Ont-ils eu une belle mort ? Aucune fin de vie n’est belle… Au moins n’ont-ils pas subi les affres de l’attente dans le couloir de la mort d’un abattoir ! Quelle horreur ! Les bêtes ne sont pas aussi bêtes qu’on ne le dit. Elles entendent et elles sentent la mort : les cris d’agonie, des odeurs de sang et d’urine, de terreur la plus abjecte. Nos braves vaches et nos cochons finissent dans une épouvante absolue. Nos animaux familiers subissent une souffrance qu’ils n’ont pas méritée, au nom de la rentabilité, de l’hygiène et de la traçabilité alimentaire. Au nom du bien-être animal, selon la conception d’Adrien Dolimont et ses sbires ! Mieux vaut entendre cela que d’être sourd…

Ces gens ne connaissent pas les réalités du métier, n’ont jamais chaussé de bottes pour patauger dans le sang des animaux, comme le font les massacreurs dans les abattoirs. Il suffirait pour eux de se mettre dans la peau d’un cochon, de réveiller celui qui sommeille en eux et dans tout homme, disent les dames. Imaginez-vous dans un étroit couloir sans autre issue que la chaîne d’abattage puis de découpe ! Un premier officiant vous électrocute, puis le suivant vous égorge, ou je ne sais quel robot déshumanisé, sans état d’âme, sans la moindre empathie pour le pauvre cochon. Et c’est ça, le bien-être animal ! Notre ministre Dolimont et ses amis ne vendent pas du rêve !

«   Mon Dieu, gardez-moi de mes amis. Quant à mes ennemis, je m’en charge  », disait Voltaire. Les amis des animaux ont parfois de drôles d’idées, en voulant bien faire les choses. L’enfer pour les animaux est souvent pavé de bonnes intentions par ceux qui ne les fréquentent guère, les regardent à travers des vitres déformantes, déformées par des pseudo-défenseurs étourdis qui demandent l’étourdissement avant abattage, ce qu’un tueur de chez nous réalise sans coup férir. Pas de quoi faire rire, évidemment… Comme disaient nos parents : «  Il leur faudrait une guerre, pour leur remettre les yeux en face des trous.  »
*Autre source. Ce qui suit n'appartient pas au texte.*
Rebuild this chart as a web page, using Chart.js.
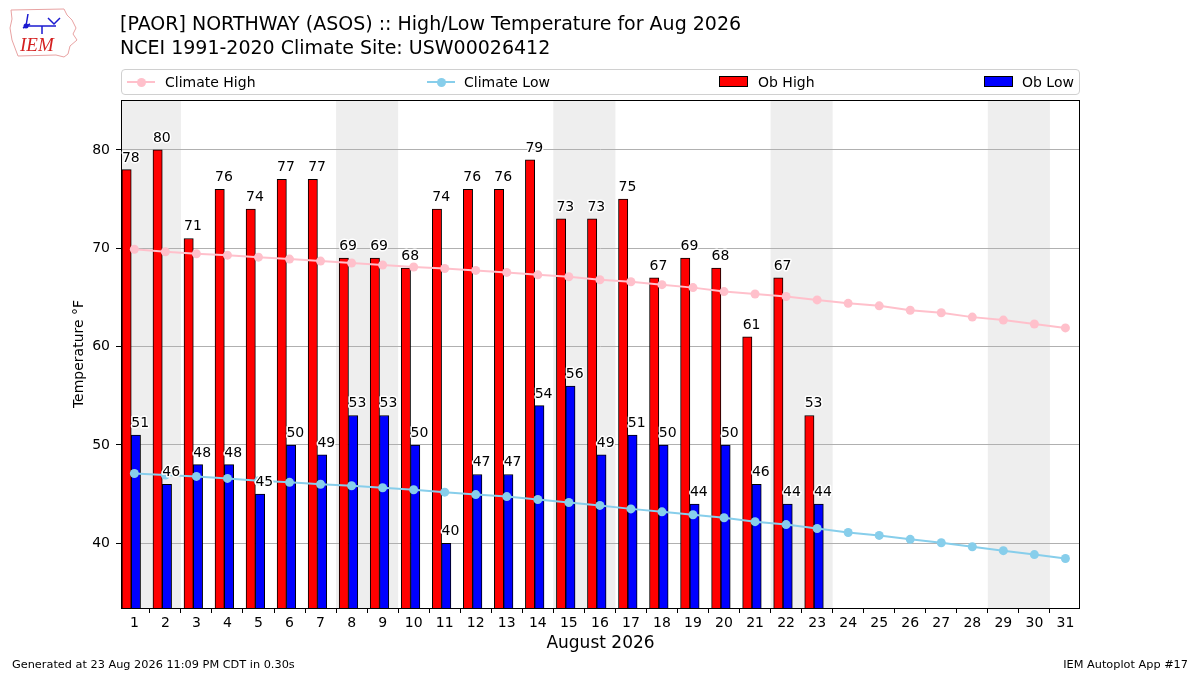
<!DOCTYPE html>
<html>
<head>
<meta charset="utf-8">
<script src="https://cdn.jsdelivr.net/npm/chart.js@4.4.1/dist/chart.umd.min.js"></script>
<style>
html,body{margin:0;padding:0;background:#fff;}
#wrap{position:relative;width:1200px;height:675px;overflow:hidden;font-family:"DejaVu Sans",sans-serif;color:#000;}
#c{position:absolute;left:0;top:0;}
.title{position:absolute;left:120px;top:11px;font-size:19px;line-height:24px;white-space:nowrap;}
#legendBox{position:absolute;left:121px;top:69px;width:957px;height:24px;border:1px solid #d0d0d0;border-radius:4px;background:rgba(255,255,255,0.8);}
.lt{position:absolute;top:69px;height:26px;line-height:26px;font-size:14px;white-space:nowrap;}
.foot{position:absolute;top:657px;font-size:11.3px;line-height:16px;white-space:nowrap;}
</style>
</head>
<body>
<div id="wrap">
  <canvas id="c" width="1200" height="675"></canvas>
  <svg style="position:absolute;left:6px;top:4px;" width="80" height="56" viewBox="0 0 80 56">
    <path d="M5 6 L58 5 L61 11 L66 16 L70 24 L67 30 L71 36 L64 42 L62 50 L58 53 L50 51 L12 52 L9 44 L6 36 L4 24 L6 15 Z" fill="none" stroke="#e8a2a2" stroke-width="1"/>
    <g stroke="#1a1ad0" stroke-width="1.5" fill="none">
      <path d="M22 10 L20 22"/>
      <path d="M20 22 L50 22"/>
      <path d="M42 14 L48 20 L54 14"/>
      <path d="M36 22 L36 30"/>
      <path d="M17 24 L24 20"/>
    </g>
    <circle cx="20" cy="22" r="2.5" fill="#1a1ad0"/>
    <text x="14" y="47" font-family="Liberation Serif, serif" font-style="italic" font-size="19" fill="#d42020">IEM</text>
  </svg>
  <div class="title">[PAOR] NORTHWAY (ASOS) :: High/Low Temperature for Aug 2026<br>NCEI 1991-2020 Climate Site: USW00026412</div>
  <div id="legendBox"></div>
  <div id="legendItems"></div>
  <div class="foot" style="left:12px;">Generated at 23 Aug 2026 11:09 PM CDT in 0.30s</div>
  <div class="foot" style="right:12px;">IEM Autoplot App #17</div>
</div>
<script>
// ---- data ----
const days = [1,2,3,4,5,6,7,8,9,10,11,12,13,14,15,16,17,18,19,20,21,22,23,24,25,26,27,28,29,30,31];
const obHigh = [78,80,71,76,74,77,77,69,69,68,74,76,76,79,73,73,75,67,69,68,61,67,53];
const obLow  = [51,46,48,48,45,50,49,53,53,50,40,47,47,54,56,49,51,50,44,50,46,44,44];
const climHigh = [69.9,69.65,69.45,69.3,69.1,68.9,68.7,68.5,68.3,68.1,67.95,67.75,67.55,67.3,67.1,66.8,66.6,66.3,66.0,65.6,65.35,65.1,64.75,64.4,64.15,63.7,63.45,63.0,62.7,62.3,61.9];
const climLow  = [47.1,46.95,46.8,46.6,46.35,46.2,46.0,45.85,45.65,45.45,45.2,44.95,44.75,44.45,44.15,43.85,43.5,43.2,42.9,42.6,42.2,41.9,41.5,41.1,40.8,40.4,40.05,39.65,39.25,38.85,38.45];
const weekendDays = [1,2,8,9,15,16,22,23,29,30];
const yTicks = [40,50,60,70,80];
const seriesNames = ['Climate High','Climate Low','Ob High','Ob Low'];
const xTitle = 'August 2026';
const yTitle = 'Temperature °F';

// ---- styling / layout ----
const COL_CH = '#FFC0CB', COL_CL = '#87CEEB', COL_OH = '#FF0000', COL_OL = '#0000FF';
const X_MIN = 0.57, X_MAX = 31.47, Y_MIN = 33.42, Y_MAX = 85.08;
const PAD = {left:71, right:120, top:100, bottom:20};
const Y_AXIS_W = 50, X_AXIS_H = 47;
const AREA_W = 1200 - PAD.left - PAD.right - Y_AXIS_W;
const BAR_W = 0.3, HIGH_OFF = -0.25, LOW_OFF = 0.05;
const barPx = BAR_W * AREA_W / (X_MAX - X_MIN);
const FONT = '"DejaVu Sans", sans-serif';
const TICK_SIZE = 14;

const obDays = days.slice(0, obHigh.length);

// merge consecutive weekend days into spans
const weekendSpans = [];
weekendDays.forEach(d => {
  const last = weekendSpans[weekendSpans.length - 1];
  if (last && last[1] === d - 1) last[1] = d; else weekendSpans.push([d, d]);
});

const shadePlugin = {
  id: 'shade',
  beforeDraw(chart) {
    const {ctx, chartArea: a, scales: {x}} = chart;
    ctx.save();
    ctx.beginPath(); ctx.rect(a.left, a.top, a.width, a.height); ctx.clip();
    ctx.fillStyle = '#eeeeee';
    weekendSpans.forEach(([d0, d1]) => {
      const x0 = x.getPixelForValue(d0 - 0.5), x1 = x.getPixelForValue(d1 + 0.5);
      ctx.fillRect(x0, a.top, x1 - x0, a.height);
    });
    ctx.restore();
  }
};

const framePlugin = {
  id: 'frameLabels',
  afterDatasetsDraw(chart) {
    const {ctx, chartArea: a, scales: {x, y}} = chart;
    ctx.save();
    ctx.strokeStyle = '#000'; ctx.lineWidth = 1;
    ctx.strokeRect(Math.round(a.left) + 0.5, Math.round(a.top) + 0.5, Math.round(a.width) - 1, Math.round(a.height));
    ctx.font = TICK_SIZE + 'px ' + FONT;
    ctx.textAlign = 'left'; ctx.textBaseline = 'alphabetic';
    ctx.lineJoin = 'round';
    const draw = (txt, px, py) => {
      ctx.strokeStyle = '#fff'; ctx.lineWidth = 3; ctx.strokeText(txt, px, py);
      ctx.fillStyle = '#000'; ctx.fillText(txt, px, py);
    };
    obDays.forEach((d, i) => {
      draw(String(obHigh[i]), x.getPixelForValue(d - 0.4), y.getPixelForValue(obHigh[i]) - 8);
      draw(String(obLow[i]), x.getPixelForValue(d - 0.1), y.getPixelForValue(obLow[i]) - 8);
    });
    ctx.restore();
  }
};

new Chart(document.getElementById('c'), {
  type: 'bar',
  data: {
    datasets: [
      {type:'line', label: seriesNames[0], data: days.map((d,i)=>({x:d, y:climHigh[i]})),
       borderColor: COL_CH, backgroundColor: COL_CH, pointBackgroundColor: COL_CH, borderWidth: 2,
       pointRadius: 4.5, pointBorderWidth: 0, order: 0},
      {type:'line', label: seriesNames[1], data: days.map((d,i)=>({x:d, y:climLow[i]})),
       borderColor: COL_CL, backgroundColor: COL_CL, pointBackgroundColor: COL_CL, borderWidth: 2,
       pointRadius: 4.5, pointBorderWidth: 0, order: 0},
      {type:'bar', label: seriesNames[2], data: obDays.map((d,i)=>({x:d + HIGH_OFF, y:obHigh[i]})),
       backgroundColor: COL_OH, borderColor: '#000', borderWidth: 1, grouped: false, barThickness: barPx, order: 1},
      {type:'bar', label: seriesNames[3], data: obDays.map((d,i)=>({x:d + LOW_OFF, y:obLow[i]})),
       backgroundColor: COL_OL, borderColor: '#000', borderWidth: 1, grouped: false, barThickness: barPx, order: 1}
    ]
  },
  options: {
    responsive: false, animation: false, devicePixelRatio: 1,
    layout: {padding: PAD},
    plugins: {legend: {display: false}, tooltip: {enabled: false}},
    scales: {
      x: {
        type: 'linear', min: X_MIN, max: X_MAX, offset: false,
        grid: {drawOnChartArea: false, drawTicks: true, tickLength: 5, tickColor: '#000'},
        border: {display: false},
        ticks: {font: {family: FONT, size: TICK_SIZE}, color: '#000', padding: 2, maxRotation: 0,
                callback: v => String(v)},
        afterBuildTicks: s => { s.ticks = days.map(d => ({value: d})); },
        afterFit: s => { s.height = X_AXIS_H; },
        title: {display: true, text: xTitle, font: {family: FONT, size: 17}, color: '#000', padding: {top: 0, bottom: 1}}
      },
      y: {
        type: 'linear', min: Y_MIN, max: Y_MAX,
        grid: {color: '#b0b0b0', lineWidth: 1, drawTicks: true, tickLength: 5, tickColor: '#000'},
        border: {display: false},
        ticks: {font: {family: FONT, size: TICK_SIZE}, color: '#000', padding: 6, callback: v => String(v)},
        afterBuildTicks: s => { s.ticks = yTicks.map(v => ({value: v})); },
        afterFit: s => { s.width = Y_AXIS_W; },
        title: {display: true, text: yTitle, font: {family: FONT, size: TICK_SIZE}, color: '#000', padding: {top: 0, bottom: 0}}
      }
    }
  },
  plugins: [shadePlugin, framePlugin]
});

// ---- legend (HTML) ----
const legendSpec = [
  {name: seriesNames[0], kind: 'line', color: COL_CH, left: 127, text: 165},
  {name: seriesNames[1], kind: 'line', color: COL_CL, left: 427, text: 464},
  {name: seriesNames[2], kind: 'rect', color: COL_OH, left: 719, text: 758},
  {name: seriesNames[3], kind: 'rect', color: COL_OL, left: 984, text: 1022}
];
const li = document.getElementById('legendItems');
legendSpec.forEach(s => {
  if (s.kind === 'line') {
    const ln = document.createElement('div');
    ln.style.cssText = `position:absolute;left:${s.left}px;top:81px;width:28px;height:2px;background:${s.color};`;
    const dot = document.createElement('div');
    dot.style.cssText = `position:absolute;left:${s.left + 9.5}px;top:77.5px;width:9px;height:9px;border-radius:50%;background:${s.color};`;
    li.appendChild(ln); li.appendChild(dot);
  } else {
    const r = document.createElement('div');
    r.style.cssText = `position:absolute;left:${s.left}px;top:76px;width:29px;height:11px;box-sizing:border-box;border:1px solid #000;background:${s.color};`;
    li.appendChild(r);
  }
  const t = document.createElement('div');
  t.className = 'lt'; t.style.left = s.text + 'px'; t.textContent = s.name;
  li.appendChild(t);
});
</script>
</body>
</html>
En temps de guerre, on fait beaucoup moins de chichis. On est bien content de manger de la viande sans que l’animal ne soit passé par un abattoir. Une dame de 87 ans m’a raconté récemment comment elle et sa famille se sont nourries lors de la Bataille des Ardennes, et dans les semaines et les mois qui ont suivi. Très peu de gros animaux avaient survécu au massacre. Leurs saloirs avaient été pillés, les cochons tous mangés par les Allemands, après avoir été abattus au fusil d’assaut (Mauser Sturmgewehr 45). Neuf dixièmes des vaches avaient péri de diverses façons : brûlées vives par les bombes au phosphore, mitraillées par les chasseurs-bombardiers américains, éparpillées en mille morceaux par les obus.

Il ne leur restait plus rien, si ce n’est que quelques pommes de terre et… des poules ! Celles-ci, malignes comme tout, s’étaient cachées un peu partout et chez cette dame, avaient pour la plupart échappé à l’abattage massif et désordonné de la guerre. Une fois récupérées, dorlotées et soignées au mieux de ce qui restait comme céréales, les poules se remirent à pondre des œufs, et fournirent des protéines d’excellente qualité aux enfants et aux femmes enceintes.

Alors, vous comprendrez aisément que toucher à nos cochons, nos poules et nos animaux, nous obliger à les sacrifier de telle ou telle façon, représente aux yeux des derniers agriculteurs de chez nous une exigence grotesque, incongrue, invasive ! Une vexation de plus, une grave motion de défiance. Et pour nos petits animaux, un aller simple pour l’enfer des abattoirs.